At higher serving load, the gap narrows but does not disappear in the published benchmark table. At concurrency 32 on HumanEval, the baseline reached 2452.7 output tokens per second, while DFlash block size 8 reached 6666.0 and block size 16 reached 6783.7, a 2.72x and 2.77x speedup respectively. The model card says throughput was measured as generated output tokens divided by wall-clock benchmark time, including prefill and scheduling, with five independent runs per configuration across GSM8K, MATH500, HumanEval, MBPP and MT-Bench.
That definition matters. AI serving claims often hide in idealized decode-only measurements or omit scheduler overhead. Here, the teams are explicitly putting SGLang's runtime into the denominator. That makes the result more useful to operators, although still bounded by a high-end 8x B200 setup, Qwen-specific drafter weights and the workloads the teams chose to publish.
The technical bet: draft blocks, then verify
Conventional speculative decoding uses a smaller draft model to propose future tokens, then has the larger target model verify those tokens in parallel. If the target model accepts the draft, the server advances multiple tokens in one cycle. If not, the target corrects the sequence. The speedup depends on two things: how many proposed tokens the target accepts and how cheap the drafter is to run.
DFlash changes the drafter side of that loop. Z Lab's DFlash GitHub repository describes it as a lightweight block diffusion model for speculative decoding that generates token blocks in parallel. The LMSYS write-up says DFlash combines block diffusion drafting with KV injection, where hidden representations from the target model are injected into the draft model's KV cache so the drafter is conditioned on the target model's context throughout generation.
That design is why the release is more than a benchmark flex. Native MTP, EAGLE-style drafters and other speculative paths can still carry sequential work inside the draft model. DFlash is trying to remove that inner autoregressive bottleneck by proposing a full block in a single forward pass, then letting the target model verify.

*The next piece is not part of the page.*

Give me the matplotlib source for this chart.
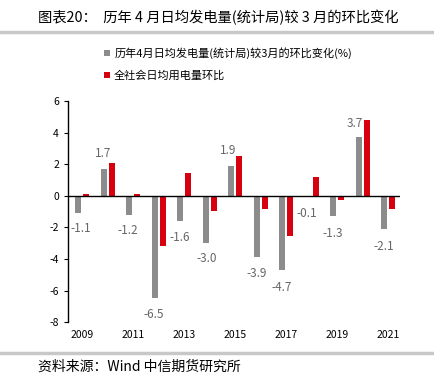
import numpy as np
import matplotlib.pyplot as plt

plt.rcParams['font.family'] = ['Noto Sans CJK SC', 'DejaVu Sans']
plt.rcParams['axes.unicode_minus'] = False

years = np.arange(2009, 2022)
gen = [-1.1, 1.7, -1.2, -6.5, -1.6, -3.0, 1.9, -3.9, -4.7, -0.1, -1.3, 3.7, -2.1]
power = [0.1, 2.1, 0.1, -3.15, 1.45, -0.95, 2.55, -0.85, -2.55, 1.2, -0.25, 4.8, -0.85]
# label positions (data coords) as placed in the original
lab_x = [2008.95, 2009.82, 2010.8, 2011.82, 2012.84, 2013.9, 2014.73,
         2015.86, 2016.84, 2017.82, 2018.84, 2019.7, 2020.84]
lab_y = [-2.1, 2.66, -2.2, -7.5, -2.65, -4.0, 2.85, -4.95, -5.8, -1.15, -2.4, 4.56, -3.2]

gray = '#8c8c8c'
red = '#d7000f'

fig = plt.figure(figsize=(4.34, 3.79), dpi=100)
ax = fig.add_axes([0.157, 0.150, 0.765, 0.5835])

w = 0.24
ax.bar(years - 0.16, gen, w, color=gray, label='历年4月日均发电量(统计局)较3月的环比变化(%)')
ax.bar(years + 0.16, power, w, color=red, label='全社会日均用电量环比')
ax.axhline(0, color='black', lw=1)

for x, y, v in zip(lab_x, lab_y, gen):
    ax.text(x, y, f'{v:.1f}', ha='center', va='center', fontsize=8.5, color='#666666')

ax.set_xlim(2008.45, 2021.47)
ax.set_ylim(-8, 6)
ax.set_yticks(range(-8, 7, 2))
ax.set_xticks(range(2009, 2022, 2))
ax.tick_params(axis='x', length=0, labelsize=7.5, pad=6)
ax.tick_params(axis='y', length=3, labelsize=7.5)
for s in ['top', 'right', 'bottom']:
    ax.spines[s].set_visible(False)
ax.spines['left'].set_linewidth(1)

ax.legend(loc='upper left', bbox_to_anchor=(0.24, 0.875), bbox_transform=fig.transFigure,
          frameon=False, fontsize=8, borderaxespad=0, borderpad=0,
          handlelength=0.5, handleheight=0.5, handletextpad=0.4, labelspacing=1.0)

fig.text(0.088, 0.955, '图表20：  历年 4 月日均发电量(统计局)较 3 月的环比变化', fontsize=10.3, va='center')
fig.add_artist(plt.Line2D([0, 1], [0.916, 0.916], color='#c8c8c8', lw=2.5))
fig.add_artist(plt.Line2D([0, 1], [0.069, 0.069], color='#c8c8c8', lw=2.5))
fig.text(0.088, 0.032, '资料来源：Wind 中信期货研究所', fontsize=10, va='center')

fig.savefig('out.png', dpi=100)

The quality claim rests on the verifier loop: the target model still accepts or rejects proposed tokens.
Spec V2 is the other half of the gain
The SGLang integration is also a scheduler story. The LMSYS write-up says DFlash was first added to SGLang's older speculative decoding engine, then moved into the new Spec V2 engine with overlap scheduling. SGLang's documentation describes Speculative Decoding V2 as an implementation that enables an overlap scheduler and V2 speculative workers.
The point is to hide CPU-side work that can otherwise erase GPU-side gains. In the release write-up, the teams say Spec V2 overlaps host-side cleanup from one batch with GPU work on the next batch, and overlaps host KV allocation for one batch with GPU work on the previous batch. In one cited SGLang benchmark for Qwen 3-8B on a single B200 at concurrency 32, that raised performance from about 11.4 thousand tokens per second to about 15.3 thousand tokens per second, an improvement of more than 33%.
That is the practical reason Modal engineers David Wang (@_dcw02) and Charles Frye (@charles_irl) are named alongside the Z Lab and SGLang contributors in the acknowledgement section. DFlash needed model-side research, but it also needed serving-engine work: a draft model architecture inside SGLang, KV-cache integration between draft and target, and a scheduler path that does not hand the gains back to CPU coordination.
The release also shows how open model infrastructure is becoming a coordination problem. Z Lab produced the DFlash method and drafter weights. SGLang provides the serving runtime. Modal contributed infrastructure and engine integration work. LMSYS published the joint technical account. Hugging Face hosts the artifacts. None of those pieces alone makes Qwen 3.5 397B-A17B cheaper to serve; the gain appears when model weights, draft weights, kernels, scheduler and deployment surface line up.
What remains unproven
The published numbers are strong, but they are not universal. They are reported by the collaborating teams, not an independent benchmark lab. They use specific hardware, backends and workloads. They also depend on having a trained DFlash drafter for the target model; speculative decoding is only useful when the drafter is fast enough and accurate enough for the target model to accept a meaningful number of tokens.
The DFlash repository lists draft models for a broader set of targets, including Qwen, Kimi, MiniMax, Gemma and Llama variants, and says support for additional models can be requested through GitHub issues. But the new 4.31x claim should be read as a Qwen 3.5 397B-A17B result under the disclosed benchmark conditions, not a blanket speedup for every model or workload.
Still, the direction is clear. The AI infrastructure market has spent the past two years treating GPU supply as the hard ceiling. DFlash and Spec V2 attack the other ceiling: wasted serial work during inference. For open-weight models, that distinction matters. A model that is technically downloadable but uneconomic to serve is not really open in the operational sense. The teams behind this release are betting that the next phase of open intelligence is not only about releasing weights, but about making those weights cheap enough to run.